Headwinds Remain for United Airlines After Better-Than-Expected Quarter

The company's second quarter beat expectations but second-half guidance was weak, a reminder of the work still left to be done
By Lou Whiteman ,

An overhaul at the top of United Continental (UAL) - Get Report  seemingly has produced the desired results, stabilizing the airline and helping it report second-quarter results that beat expectations. However, the larger goal -- closing the gap between United and its rivals -- remains a far-off destination.

Chicago-based United after hours Tuesday reported a second-quarter profit of $2.61 a share, down 32% year over year but ahead of $2.56 a share consensus estimates. United also pledged to buy back $2 billion worth of shares and scale back capacity, responding to continued pressure on margins being experienced by the entire industry.

UAL repurchased about 4.4% of its shares outstanding in the second quarter, and this latest $2 billion authorization represents about 13% of the company's market capitalization as of July 18. The airline has been an aggressive buyer of its stock in recent years, reducing its share count 14% from a peak of 384.23 million shares in February 2015 to a recent 336.82 million.

United reported a second quarter that was stronger than expectations but warned that the rest of the year is likely to be weaker than the airline had hoped. The company guided to expect a pretax third-quarter margin of between 13.5% and 15.5%, slightly below consensus, and said passenger revenue per available seat mile is expected to be lower by 5.5% to 7.5% year over year.

The airline in the past 12 months has replaced its CEO, battled with activists, weathered a federal probe into dealings with government officials and has tried to make peace with labor groups that have been at odds with the company since before its 2010 merger with Continental Airlines. New CEO Oscar Munoz has succeeded in a short period of time in putting out some of the biggest fires raging inside United, but the airline still trails Delta Air Lines (DAL) - Get Report and American Airlines (AAL) - Get Report in terms of profitability.

Munoz and his team last month identified areas where they believe they can improve operating income by $3.1 billion in the next two years, including new fare structures designed to both better compete against discounters and extract a premium from business travelers, cost cuts and cutting delays and cancellations. A more reliable product is also a first step toward winning back lucrative corporate contracts, which analysts said have migrated to Delta and American in recent years as United struggled.

But even as United shows improvement, significant turbulence remains. The industry has blamed pricing pressure over the last year on low fuel prices that tempted participants to introduce marginal flying into the system, but the pressure on fares has remained even as fuel has begun to normalize. Aviation experts urge patience, noting there is typically a lag between fuel moves and corresponding capacity adjustments, but United seems unsure of when revenue per available seat mile will turn positive other than to say it won't happen this year.

And while United management is working to extract costs from the system, there are also new expenditures on the horizon.

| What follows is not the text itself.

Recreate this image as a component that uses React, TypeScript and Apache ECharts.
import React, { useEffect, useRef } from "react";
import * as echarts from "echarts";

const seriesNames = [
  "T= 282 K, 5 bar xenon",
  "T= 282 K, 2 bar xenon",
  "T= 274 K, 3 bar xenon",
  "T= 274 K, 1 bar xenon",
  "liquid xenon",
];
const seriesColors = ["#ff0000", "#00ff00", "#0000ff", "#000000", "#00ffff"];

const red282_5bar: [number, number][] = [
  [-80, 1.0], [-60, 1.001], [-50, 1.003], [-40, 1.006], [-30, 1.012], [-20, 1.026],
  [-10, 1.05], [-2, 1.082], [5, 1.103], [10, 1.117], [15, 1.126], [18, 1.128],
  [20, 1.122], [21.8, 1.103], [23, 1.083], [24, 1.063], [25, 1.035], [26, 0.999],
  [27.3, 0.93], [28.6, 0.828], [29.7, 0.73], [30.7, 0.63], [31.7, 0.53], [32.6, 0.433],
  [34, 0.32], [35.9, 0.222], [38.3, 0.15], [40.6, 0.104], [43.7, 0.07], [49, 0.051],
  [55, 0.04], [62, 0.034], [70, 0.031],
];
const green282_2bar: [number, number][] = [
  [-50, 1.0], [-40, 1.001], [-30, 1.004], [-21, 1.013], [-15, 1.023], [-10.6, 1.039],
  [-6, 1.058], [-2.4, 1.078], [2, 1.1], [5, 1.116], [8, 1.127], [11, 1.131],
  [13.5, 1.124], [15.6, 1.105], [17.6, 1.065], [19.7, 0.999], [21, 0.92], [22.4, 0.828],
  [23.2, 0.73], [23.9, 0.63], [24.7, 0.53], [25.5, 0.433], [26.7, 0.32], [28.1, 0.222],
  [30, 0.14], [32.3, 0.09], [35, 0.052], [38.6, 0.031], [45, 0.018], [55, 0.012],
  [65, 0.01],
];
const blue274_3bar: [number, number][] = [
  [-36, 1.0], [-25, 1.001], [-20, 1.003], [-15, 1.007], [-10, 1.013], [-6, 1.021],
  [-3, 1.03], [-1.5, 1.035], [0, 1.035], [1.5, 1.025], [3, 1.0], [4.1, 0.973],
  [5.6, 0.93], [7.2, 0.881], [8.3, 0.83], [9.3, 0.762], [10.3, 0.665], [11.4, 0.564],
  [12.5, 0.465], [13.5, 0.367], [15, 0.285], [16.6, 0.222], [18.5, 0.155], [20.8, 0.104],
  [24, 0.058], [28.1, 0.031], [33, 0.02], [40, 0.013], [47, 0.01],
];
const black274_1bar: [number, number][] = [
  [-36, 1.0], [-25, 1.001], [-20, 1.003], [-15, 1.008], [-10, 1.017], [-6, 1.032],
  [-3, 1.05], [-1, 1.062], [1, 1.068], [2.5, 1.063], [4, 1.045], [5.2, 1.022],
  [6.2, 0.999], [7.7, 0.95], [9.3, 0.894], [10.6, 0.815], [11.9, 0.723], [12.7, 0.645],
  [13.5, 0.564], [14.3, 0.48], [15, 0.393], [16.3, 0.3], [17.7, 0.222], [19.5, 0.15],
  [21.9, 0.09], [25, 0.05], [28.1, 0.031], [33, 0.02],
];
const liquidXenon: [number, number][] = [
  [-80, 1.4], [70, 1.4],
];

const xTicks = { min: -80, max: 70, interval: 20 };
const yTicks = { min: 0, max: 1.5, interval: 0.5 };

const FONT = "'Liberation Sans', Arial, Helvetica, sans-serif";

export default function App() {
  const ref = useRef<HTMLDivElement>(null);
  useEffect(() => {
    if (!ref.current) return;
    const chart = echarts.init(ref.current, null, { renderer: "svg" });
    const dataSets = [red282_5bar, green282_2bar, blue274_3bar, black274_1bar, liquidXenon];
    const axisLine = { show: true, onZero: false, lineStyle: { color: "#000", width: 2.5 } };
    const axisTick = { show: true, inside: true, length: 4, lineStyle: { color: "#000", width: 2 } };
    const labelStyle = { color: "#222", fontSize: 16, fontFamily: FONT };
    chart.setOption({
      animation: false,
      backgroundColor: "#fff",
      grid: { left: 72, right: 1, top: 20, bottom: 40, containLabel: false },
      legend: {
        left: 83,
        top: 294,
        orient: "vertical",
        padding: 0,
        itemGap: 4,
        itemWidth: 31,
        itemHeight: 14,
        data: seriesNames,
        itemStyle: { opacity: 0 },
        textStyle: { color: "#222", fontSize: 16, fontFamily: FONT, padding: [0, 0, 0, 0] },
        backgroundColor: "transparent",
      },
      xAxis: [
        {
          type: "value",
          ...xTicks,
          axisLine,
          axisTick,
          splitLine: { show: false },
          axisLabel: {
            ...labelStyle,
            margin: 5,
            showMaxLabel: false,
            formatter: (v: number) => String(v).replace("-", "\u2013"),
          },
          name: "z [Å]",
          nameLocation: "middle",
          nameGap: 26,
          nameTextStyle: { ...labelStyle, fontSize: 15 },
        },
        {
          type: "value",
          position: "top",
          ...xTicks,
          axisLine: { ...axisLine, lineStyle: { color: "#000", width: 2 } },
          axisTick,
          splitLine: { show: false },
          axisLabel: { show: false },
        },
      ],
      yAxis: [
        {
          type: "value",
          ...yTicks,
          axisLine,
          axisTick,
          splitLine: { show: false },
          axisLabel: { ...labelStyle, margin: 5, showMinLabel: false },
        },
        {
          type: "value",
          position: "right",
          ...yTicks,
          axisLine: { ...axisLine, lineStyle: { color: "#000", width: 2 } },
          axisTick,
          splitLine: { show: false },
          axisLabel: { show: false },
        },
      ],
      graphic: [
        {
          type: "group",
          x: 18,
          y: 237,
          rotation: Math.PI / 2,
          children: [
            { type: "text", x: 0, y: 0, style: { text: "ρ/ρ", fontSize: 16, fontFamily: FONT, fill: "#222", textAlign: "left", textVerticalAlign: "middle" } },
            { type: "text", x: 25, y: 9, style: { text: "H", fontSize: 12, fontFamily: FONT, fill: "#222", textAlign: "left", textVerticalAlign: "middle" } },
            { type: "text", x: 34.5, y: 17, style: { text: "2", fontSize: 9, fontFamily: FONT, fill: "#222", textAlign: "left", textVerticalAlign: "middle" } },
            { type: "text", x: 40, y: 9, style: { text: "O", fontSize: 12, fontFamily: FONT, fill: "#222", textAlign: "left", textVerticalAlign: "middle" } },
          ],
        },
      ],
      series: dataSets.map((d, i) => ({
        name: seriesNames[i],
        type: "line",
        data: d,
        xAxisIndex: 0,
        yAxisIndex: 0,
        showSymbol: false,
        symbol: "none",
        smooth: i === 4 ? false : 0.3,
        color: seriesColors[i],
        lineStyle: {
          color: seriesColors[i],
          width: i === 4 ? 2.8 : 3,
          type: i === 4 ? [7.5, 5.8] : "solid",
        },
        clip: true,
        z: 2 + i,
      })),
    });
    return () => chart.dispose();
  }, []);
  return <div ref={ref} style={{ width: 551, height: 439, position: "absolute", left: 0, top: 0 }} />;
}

A new contract with flight attendants, the price for labor peace, is expected to be ratified next month and could add upwards of 50 basis points to expenses during the remainder of the year. Meanwhile, competitors are further along in taking many of the steps United has outlined, and are presumably not going to stop pushing to extract higher profits out of their systems.

More broadly, there is a growing fear that a new wave of ultra-discounters including Spirit Airlines (SAVE) - Get Report and privately held Frontier Airlines are beginning to reshape the domestic market similar to what Southwest Airlines (LUV) - Get Report  did three decades ago. The result back then was a permanent loss of market share for the incumbents. If that were to happen again United, with its current poor reputation among travelers and its significant exposure to discounters at hubs including Denver, appears at risk of losing a disproportionate share of business.

United has made great strides in recent quarters eliminating the chaos that has plagued the company for so long, but that is only the start of the journey. The hard part of a turnaround is still on the horizon.